Written request: Could every line of the data be printed exactly as it reads?

****************************************

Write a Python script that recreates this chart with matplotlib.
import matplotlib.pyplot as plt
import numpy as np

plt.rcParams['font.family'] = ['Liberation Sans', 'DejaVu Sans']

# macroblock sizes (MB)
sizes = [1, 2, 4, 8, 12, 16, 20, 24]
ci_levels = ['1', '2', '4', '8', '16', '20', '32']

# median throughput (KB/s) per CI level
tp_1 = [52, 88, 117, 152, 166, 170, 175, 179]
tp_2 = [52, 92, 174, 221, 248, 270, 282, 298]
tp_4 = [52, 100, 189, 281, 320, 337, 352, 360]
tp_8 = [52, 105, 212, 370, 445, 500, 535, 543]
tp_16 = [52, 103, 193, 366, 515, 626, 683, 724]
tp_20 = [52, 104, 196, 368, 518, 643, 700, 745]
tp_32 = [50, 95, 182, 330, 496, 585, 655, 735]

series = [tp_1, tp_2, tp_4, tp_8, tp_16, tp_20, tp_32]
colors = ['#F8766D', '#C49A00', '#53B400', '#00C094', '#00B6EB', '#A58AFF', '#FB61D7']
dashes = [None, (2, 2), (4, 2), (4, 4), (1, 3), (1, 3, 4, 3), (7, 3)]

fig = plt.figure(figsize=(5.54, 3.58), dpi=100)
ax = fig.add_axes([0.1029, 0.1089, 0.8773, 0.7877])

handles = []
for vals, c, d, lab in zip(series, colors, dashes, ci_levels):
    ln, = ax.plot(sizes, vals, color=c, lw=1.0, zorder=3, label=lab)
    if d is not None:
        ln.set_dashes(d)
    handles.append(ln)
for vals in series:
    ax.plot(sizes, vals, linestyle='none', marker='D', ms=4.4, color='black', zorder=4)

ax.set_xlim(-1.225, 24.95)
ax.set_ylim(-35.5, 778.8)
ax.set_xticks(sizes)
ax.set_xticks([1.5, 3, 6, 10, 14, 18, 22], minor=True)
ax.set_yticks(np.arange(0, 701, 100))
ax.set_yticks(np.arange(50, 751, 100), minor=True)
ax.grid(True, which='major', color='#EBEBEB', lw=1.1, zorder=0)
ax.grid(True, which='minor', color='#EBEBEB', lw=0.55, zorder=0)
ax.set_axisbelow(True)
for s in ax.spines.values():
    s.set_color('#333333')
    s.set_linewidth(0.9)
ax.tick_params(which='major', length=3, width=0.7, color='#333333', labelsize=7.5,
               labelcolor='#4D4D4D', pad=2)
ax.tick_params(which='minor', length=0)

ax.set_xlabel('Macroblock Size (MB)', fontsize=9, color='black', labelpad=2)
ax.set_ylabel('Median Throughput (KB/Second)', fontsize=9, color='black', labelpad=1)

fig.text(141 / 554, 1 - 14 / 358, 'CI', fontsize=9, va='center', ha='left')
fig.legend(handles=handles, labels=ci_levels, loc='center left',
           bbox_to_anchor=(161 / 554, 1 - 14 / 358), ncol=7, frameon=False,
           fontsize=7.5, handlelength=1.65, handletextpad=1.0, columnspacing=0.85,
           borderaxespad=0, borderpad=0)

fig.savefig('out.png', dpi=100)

****************************************

Solution to the exercise:
Write a Python script that recreates this chart with matplotlib.
import matplotlib.pyplot as plt
import numpy as np

plt.rcParams['font.family'] = ['Liberation Sans', 'DejaVu Sans']

# macroblock sizes (MB)
sizes = [1, 2, 4, 8, 12, 16, 20, 24]
ci_levels = ['1', '2', '4', '8', '16', '20', '32']

# median throughput (KB/s) per CI level
tp_1 = [52, 88, 117, 152, 166, 170, 175, 179]
tp_2 = [52, 92, 174, 221, 248, 270, 282, 298]
tp_4 = [52, 100, 189, 281, 320, 337, 352, 360]
tp_8 = [52, 105, 212, 370, 445, 500, 535, 543]
tp_16 = [52, 103, 193, 366, 515, 626, 683, 724]
tp_20 = [52, 104, 196, 368, 518, 643, 700, 745]
tp_32 = [50, 95, 182, 330, 496, 585, 655, 735]

series = [tp_1, tp_2, tp_4, tp_8, tp_16, tp_20, tp_32]
colors = ['#F8766D', '#C49A00', '#53B400', '#00C094', '#00B6EB', '#A58AFF', '#FB61D7']
dashes = [None, (2, 2), (4, 2), (4, 4), (1, 3), (1, 3, 4, 3), (7, 3)]

fig = plt.figure(figsize=(5.54, 3.58), dpi=100)
ax = fig.add_axes([0.1029, 0.1089, 0.8773, 0.7877])

handles = []
for vals, c, d, lab in zip(series, colors, dashes, ci_levels):
    ln, = ax.plot(sizes, vals, color=c, lw=1.0, zorder=3, label=lab)
    if d is not None:
        ln.set_dashes(d)
    handles.append(ln)
for vals in series:
    ax.plot(sizes, vals, linestyle='none', marker='D', ms=4.4, color='black', zorder=4)

ax.set_xlim(-1.225, 24.95)
ax.set_ylim(-35.5, 778.8)
ax.set_xticks(sizes)
ax.set_xticks([1.5, 3, 6, 10, 14, 18, 22], minor=True)
ax.set_yticks(np.arange(0, 701, 100))
ax.set_yticks(np.arange(50, 751, 100), minor=True)
ax.grid(True, which='major', color='#EBEBEB', lw=1.1, zorder=0)
ax.grid(True, which='minor', color='#EBEBEB', lw=0.55, zorder=0)
ax.set_axisbelow(True)
for s in ax.spines.values():
    s.set_color('#333333')
    s.set_linewidth(0.9)
ax.tick_params(which='major', length=3, width=0.7, color='#333333', labelsize=7.5,
               labelcolor='#4D4D4D', pad=2)
ax.tick_params(which='minor', length=0)

ax.set_xlabel('Macroblock Size (MB)', fontsize=9, color='black', labelpad=2)
ax.set_ylabel('Median Throughput (KB/Second)', fontsize=9, color='black', labelpad=1)

fig.text(141 / 554, 1 - 14 / 358, 'CI', fontsize=9, va='center', ha='left')
fig.legend(handles=handles, labels=ci_levels, loc='center left',
           bbox_to_anchor=(161 / 554, 1 - 14 / 358), ncol=7, frameon=False,
           fontsize=7.5, handlelength=1.65, handletextpad=1.0, columnspacing=0.85,
           borderaxespad=0, borderpad=0)

fig.savefig('out.png', dpi=100)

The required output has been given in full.